The new law will allow the state to determine how important test scores really are in the scope of the evaluation of a school. He said this would alleviate test anxiety, stop teachers from teaching to the test and allow for a more well-rounded evaluation of both teacher and student. The act also gives the state the option to decide whether parents can opt their children out of standardized testing.

As ESSA slowly changes the scope of test scores and evaluation of schools, this would allow even more flexibility for school systems to adjust their funding. With the alleviation of this pressure, schools can allocate money where they see fit.

“If I had my chance, I’d invite lawmakers to see one of my musicals…then there would be the proper funding for music education across the land,” Frei said.

Paving the Way to Grassroots Advocacy

Music education may now be included in the law, but what really matters is what goes on in the classroom.

The National Association for Music Education (NAfME) is an advocacy group based in D.C. NAfME has been fighting the good fight since 1907. They have 60,000 members across the country and all of them are music educators who work with kids K-12 and beyond.

Ronny Lau, along with two other NAfME registered lobbyists, try to convince the government for more funding and allocation for music education. They also provide educators with the tools that they need to lobby their superintendents and school districts for more funding.

“The state of music education is fantastic, but at the same time there’s a lot of work that needs to be done,” Lau said.

NAfME is taking advantage of this progressive time in education by providing educators tool kits and information to present to the people in charge. Lau said that previously the law included the arts in their core education policy, so administrators could interpret “art” in any way they wanted. Often music programs were the first to get cut. That meant the money that school districts allocated for the arts ended up being split between art and music programs.

Lau said it’s up to music educators to communicate their needs to their local governments to slowly create change.

“What we’re really working on right now is making sure all 60,000 members are engaged and understand what the law actually means so that they can actually present it to their administrators, school boards and those who make these financial decisions so they know that there are these funds now available to support their music programs” he said.

Now that music education is specifically named in the law, the hope is that programs will finally receive funding if superintendents understand the new law and care to fund the music programs.

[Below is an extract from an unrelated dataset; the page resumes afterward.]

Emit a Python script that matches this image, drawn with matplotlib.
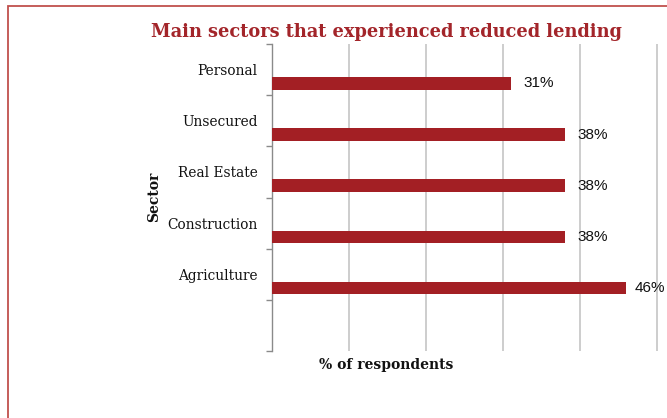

“It all starts from the power of numbers,” Lau said.

What benefits does music education offer?

Music education has been long regarded as beneficial for students, especially K-12. Many advocates differ on how they view the benefits of music education, but most agree with ESSA-music should be included in the promotion of a well-rounded student.

Ty Russell is the director of student affairs and outreach at Sitar Arts Center in the Adams Morgan neighborhood of D.C. Since music education programs have been cut in the past, Sitar Arts Center is a place where students can go after school to take music and art lessons in a variety of disciplines. The center is also focused on teaching life skills, alongside honing a student’s craft.

“Even more than we try to teach the particular art forms, we want to impart what we call 21st century life skills,” Russell said.

He said that teaching the arts can help students learn skills like problem solving, planning, completion and follow through. They also learn to apply creativity to any situation.

“I see the benefits of arts education on a daily basis,” Russell said. The benefits of this type of education can be quite personal. One example he used was a student he was working with who had problems with impulse control and at school she was being disruptive in class. She also had difficulty focusing. But, she came to Sitar and found that she loved collaging and art. She got so involved in her collage project that it is helping improve her focus issues.

“Self expression involves being in touch with yourself and investigating, delving into what makes you tick, and as you learn to express yourself through whatever art form it is you’re working in, you discover things about yourself,” Russell said.

Russell sees the addition of arts education giving people a vehicle to communicate who they are.

Another benefit is that the arts allows for feedback from others. Russell said this enables students to take pride in their ability to express themselves, especially in a way that they never thought they could before trying an instrument or learning a new skill.

Nancy Snider is the director of the music program at American University. In March she attended a roundtable of advocates with arts administrators to discuss a recent film about a choral program. Having served on the panel discussing the importance of music education, she recommended Americans for the Arts as a helpful resource for advocates.

In the panel, a man from Americans for the Arts was presenting various pitches to help spread the word about arts education. Snider said that to get your point across, you need to connect it to something your audience is interested.

“If you’re speaking to a room of scientists and mathematicians about the arts, sure, get them interested by talking about the transfer values of the arts or talking about how music and the mind intersect,” she said. Transfer values are hard skills that can be applied to other things such as: working with others, and improving from feedback.

Then advocates need to take it to the next level. She argued that schools should have music education, not just for the transfer skills, but also because music is art and art helps shape a better society. After finding common ground with your audience she said, “talk about the quality of the art, and the art for art’s sake.”


She also said that it’s important people receive this education at a young age because it is more difficult to start an instrument later in life.

“It’s essential that we start to teach people from a very young age so that they have a strong foundation and so that they’re able to fully develop as artists and to develop their vocabulary in whatever their discipline happens to be,” Snider said.

If you visit the NAfME website, they provide research and examples of studies showing the hard data of the benefits of music education. For example, they link to a study by College Board in 2012 that shows the increase in test scores when a student takes a class about music appreciation or performance. In addition, there’s also a chance that participation in a musical activity shows that the student is well-rounded, increasing his or her chance of being accepted to a competitive college program.

graph music education
This graph shows the SAT scores of students who took music classes versus students who took none. Graph made by Katelyn Becker using the statistics fro College Board’s study 2012

What’s Next

About 200 executive board members and chairs of The National Association for Music Education will attend the NAfME Hill Day event in D.C this June.

“They usually have a specific task or agenda that they take to their legislators office, whether it’s their senator or their house of representatives member,” Lau said. “They’ll talk about what our legislative priorities are for the upcoming year.”

With ESSA being implemented this year, they will have a lot to talk about.